Oggi è un anno che Vittorio Arrigoni è stato ucciso.

Vittorio era un difensore della vita, della salute e della dignità del Popolo Palestinese, che da decenni simboleggia in modo tragico i popoli e le persone oppresse sistematicamente.

Non si sa ancora chi (a tutti i livelli) e perché lo abbia assassinato.

Il processo per l’individuazione e la punizione dei colpevoli della sua morte sta marcendo tra un rinvio e l’altro, tra testi che non si presentano senza giustificazione e avvocati difensori (d’ufficio) degli imputati che dichiarano di “non aver studiato il caso”.

Tutto ciò senza che il governo italiano abbia aperto bocca per chiedere formalmente conto delle ragioni dell’omicidio, all’estero, di un proprio cittadino.
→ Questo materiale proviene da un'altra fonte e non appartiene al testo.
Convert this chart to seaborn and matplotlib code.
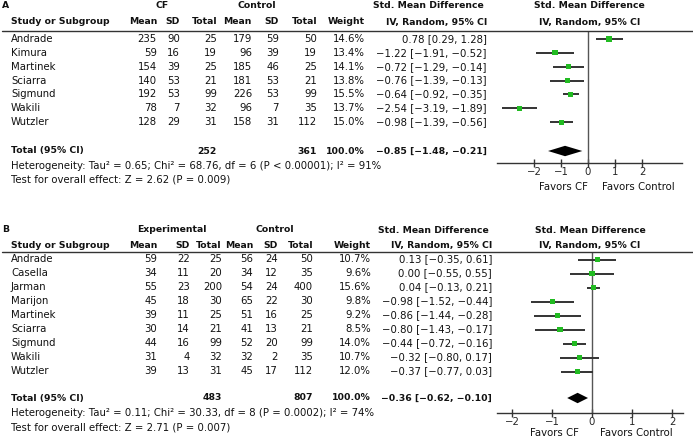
import numpy as np
import pandas as pd
import matplotlib
matplotlib.use("Agg")
import matplotlib.pyplot as plt
import seaborn as sns
from matplotlib.lines import Line2D

# ---------------- data: panel A ----------------
studies_a = ["Andrade", "Kimura", "Martinek", "Sciarra", "Sigmund", "Wakili", "Wutzler"]
cf_mean_a = [235, 59, 154, 140, 192, 78, 128]
cf_sd_a = [90, 16, 39, 53, 53, 7, 29]
cf_n_a = [25, 19, 25, 21, 99, 32, 31]
ctl_mean_a = [179, 96, 185, 181, 226, 96, 158]
ctl_sd_a = [59, 39, 46, 53, 53, 7, 31]
ctl_n_a = [50, 19, 25, 21, 99, 35, 112]
weight_a = [14.6, 13.4, 14.1, 13.8, 15.5, 13.7, 15.0]
smd_a = [0.78, -1.22, -0.72, -0.76, -0.64, -2.54, -0.98]
lo_a = [0.29, -1.91, -1.29, -1.39, -0.92, -3.19, -1.39]
hi_a = [1.28, -0.52, -0.14, -0.13, -0.35, -1.89, -0.56]
total_a = {"n1": 252, "n2": 361, "smd": -0.85, "lo": -1.48, "hi": -0.21}
het_a = "Heterogeneity: Tau² = 0.65; Chi² = 68.76, df = 6 (P < 0.00001); I² = 91%"
test_a = "Test for overall effect: Z = 2.62 (P = 0.009)"

# ---------------- data: panel B ----------------
studies_b = ["Andrade", "Casella", "Jarman", "Marijon", "Martinek", "Sciarra",
             "Sigmund", "Wakili", "Wutzler"]
exp_mean_b = [59, 34, 55, 45, 39, 30, 44, 31, 39]
exp_sd_b = [22, 11, 23, 18, 11, 14, 16, 4, 13]
exp_n_b = [25, 20, 200, 30, 25, 21, 99, 32, 31]
ctl_mean_b = [56, 34, 54, 65, 51, 41, 52, 32, 45]
ctl_sd_b = [24, 12, 24, 22, 16, 13, 20, 2, 17]
ctl_n_b = [50, 35, 400, 30, 25, 21, 99, 35, 112]
weight_b = [10.7, 9.6, 15.6, 9.8, 9.2, 8.5, 14.0, 10.7, 12.0]
smd_b = [0.13, 0.00, 0.04, -0.98, -0.86, -0.80, -0.44, -0.32, -0.37]
lo_b = [-0.35, -0.55, -0.13, -1.52, -1.44, -1.43, -0.72, -0.80, -0.77]
hi_b = [0.61, 0.55, 0.21, -0.44, -0.28, -0.17, -0.16, 0.17, 0.03]
total_b = {"n1": 483, "n2": 807, "smd": -0.36, "lo": -0.62, "hi": -0.10}
het_b = "Heterogeneity: Tau² = 0.11; Chi² = 30.33, df = 8 (P = 0.0002); I² = 74%"
test_b = "Test for overall effect: Z = 2.71 (P = 0.007)"

ticks = [-2, -1, 0, 1, 2]

# ---------------- figure ----------------
sns.set_theme(style="white")
plt.rcParams["font.family"] = ["DejaVu Sans"]
W, H = 693, 438
fig = plt.figure(figsize=(W / 100, H / 100), dpi=100)
FS = 7.25
FSB = 6.7
GREEN = "#22bb22"
LINEC = "#333333"


def fm(v):
    s = f"{v:.2f}"
    return s.replace("-", "\u2212")


def T(x, y, s, ha="left", bold=False):
    fig.text(x / W, 1 - y / H, s, ha=ha, va="center", fontsize=FSB if bold else FS,
             fontweight="bold" if bold else "normal", color="#111111")


def panel(letter, grp1, studies, m1, s1, n1, m2, s2, n2, wt, smd, lo, hi, tot,
          het, test, cols, y_grp, y_hdr, y_line, y0, dy, y_tot, ax_box, xlim,
          grp_x, fav_x, y_fav):
    cm1, cs1, cn1, cm2, cs2, cn2, cw, ce = cols
    T(2, y_grp, letter, bold=True)
    T(grp_x[0], y_grp, grp1, ha="center", bold=True)
    T(grp_x[1], y_grp, "Control", ha="center", bold=True)
    T(ce - 3, y_grp + 0.5, "Std. Mean Difference", ha="right", bold=True)
    T((ax_box[0] + ax_box[1]) / 2, y_grp + 0.5, "Std. Mean Difference", ha="center", bold=True)
    T(11, y_hdr, "Study or Subgroup", bold=True)
    for x, lab in zip([cm1, cs1, cn1, cm2, cs2, cn2, cw],
                      ["Mean", "SD", "Total", "Mean", "SD", "Total", "Weight"]):
        T(x, y_hdr, lab, ha="right", bold=True)
    T(ce, y_hdr, "IV, Random, 95% CI", ha="right", bold=True)
    T((ax_box[0] + ax_box[1]) / 2, y_hdr, "IV, Random, 95% CI", ha="center", bold=True)
    fig.add_artist(Line2D([2 / W, 1], [1 - y_line / H] * 2, color="#333333", lw=1.0,
                          transform=fig.transFigure))
    for i, name in enumerate(studies):
        y = y0 + dy * i
        T(11, y, name)
        for x, v in zip([cm1, cs1, cn1, cm2, cs2, cn2], [m1[i], s1[i], n1[i], m2[i], s2[i], n2[i]]):
            T(x, y, str(v), ha="right")
        T(cw, y, f"{wt[i]:.1f}%", ha="right")
        T(ce, y, f"{fm(smd[i])} [{fm(lo[i])}, {fm(hi[i])}]", ha="right")
    T(11, y_tot, "Total (95% CI)", bold=True)
    T(cn1, y_tot, str(tot["n1"]), ha="right", bold=True)
    T(cn2, y_tot, str(tot["n2"]), ha="right", bold=True)
    T(cw, y_tot, "100.0%", ha="right", bold=True)
    T(ce, y_tot, f"{fm(tot['smd'])} [{fm(tot['lo'])}, {fm(tot['hi'])}]", ha="right", bold=True)
    T(11, y_tot + 15, het)
    T(11, y_tot + 29, test)

    # forest axes
    left, right, top, bottom = ax_box
    ax = fig.add_axes([left / W, 1 - bottom / H, (right - left) / W, (bottom - top) / H])
    rows = np.arange(len(studies))
    df = pd.DataFrame({"smd": smd, "lo": lo, "hi": hi, "row": rows, "w": wt})
    ax.hlines(df["row"], df["lo"], df["hi"], color=LINEC, lw=1.4, zorder=2)
    sns.scatterplot(data=df, x="smd", y="row", marker="s", color=GREEN, s=14,
                    edgecolor="none", ax=ax, zorder=3, legend=False)
    r_tot = (y_tot - y0) / dy
    hh = 5.2 / dy
    ax.fill([tot["lo"], tot["smd"], tot["hi"], tot["smd"]],
            [r_tot, r_tot - hh, r_tot, r_tot + hh], color="black", lw=0, zorder=3)
    ax.axvline(0, color="#555555", lw=1.0, zorder=1)
    ax.set_xlim(xlim)
    ax.set_ylim((bottom - y0) / dy, (top - y0) / dy)
    for sp in ["left", "right", "top"]:
        ax.spines[sp].set_visible(False)
    ax.spines["bottom"].set_color("#333333")
    ax.spines["bottom"].set_linewidth(1.0)
    ax.set_yticks([])
    ax.set_xticks(ticks)
    ax.set_xticklabels([str(t).replace("-", "\u2212") for t in ticks])
    ax.tick_params(axis="x", direction="inout", length=6, width=1, color="#333333",
                   labelsize=FS, pad=0, bottom=True)
    ax.set_xlabel("")
    ax.set_ylabel("")
    ax.patch.set_alpha(0)
    T(fav_x[0], y_fav, "Favors CF", ha="center")
    T(fav_x[1], y_fav, "Favors Control", ha="center")


# panel A: 0 at 588 px, 27 px/unit
panel("A", "CF", studies_a, cf_mean_a, cf_sd_a, cf_n_a, ctl_mean_a, ctl_sd_a, ctl_n_a,
      weight_a, smd_a, lo_a, hi_a, total_a, het_a, test_a,
      cols=[157, 180, 217, 252, 279, 317, 365, 487],
      y_grp=5, y_hdr=22, y_line=31, y0=39, dy=13.85, y_tot=151,
      ax_box=(497, 682, 31, 163), xlim=((497 - 588) / 27.0, (682 - 588) / 27.0),
      grp_x=(162, 257), fav_x=(563, 638), y_fav=187)

# panel B: 0 at 592 px, 40 px/unit
panel("B", "Experimental", studies_b, exp_mean_b, exp_sd_b, exp_n_b, ctl_mean_b, ctl_sd_b,
      ctl_n_b, weight_b, smd_b, lo_b, hi_b, total_b, het_b, test_b,
      cols=[157, 190, 222, 253, 278, 313, 371, 492],
      y_grp=230, y_hdr=245, y_line=252, y0=259.5, dy=14.0, y_tot=398,
      ax_box=(497, 683, 252, 413), xlim=((497 - 592) / 40.0, (683 - 592) / 40.0),
      grp_x=(172, 275), fav_x=(554, 636), y_fav=433)

fig.savefig("out.png", dpi=100, facecolor="white")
Ma, soprattutto, senza che lo abbia fatto quel capo dello Stato che, pure, si è distinto per l’attenzione e l’empatia riservata all’Italia migliore, quella che si fa onore all’estero per l’appunto.

Dai latitanti ad Hammamet, di cui il garante della Costituzione celebrava “l’impronta non cancellabile” lasciata “nella vita del nostro Stato democratico” (assolutamente rilevabile anche ad occhio nudo, peraltro), agli imputati di omicidio di pescatori indiani, cui faceva pervenire il “cordialissimo saluto, appoggio e sostegno del presidente della Repubblica”.

Vittorio Arrigoni, con la forza immensa dei suoi ideali, esortava a “restare umani”.

Ma, in questo Paese, come sempre, la prima emergenza è quella di diventare decenti.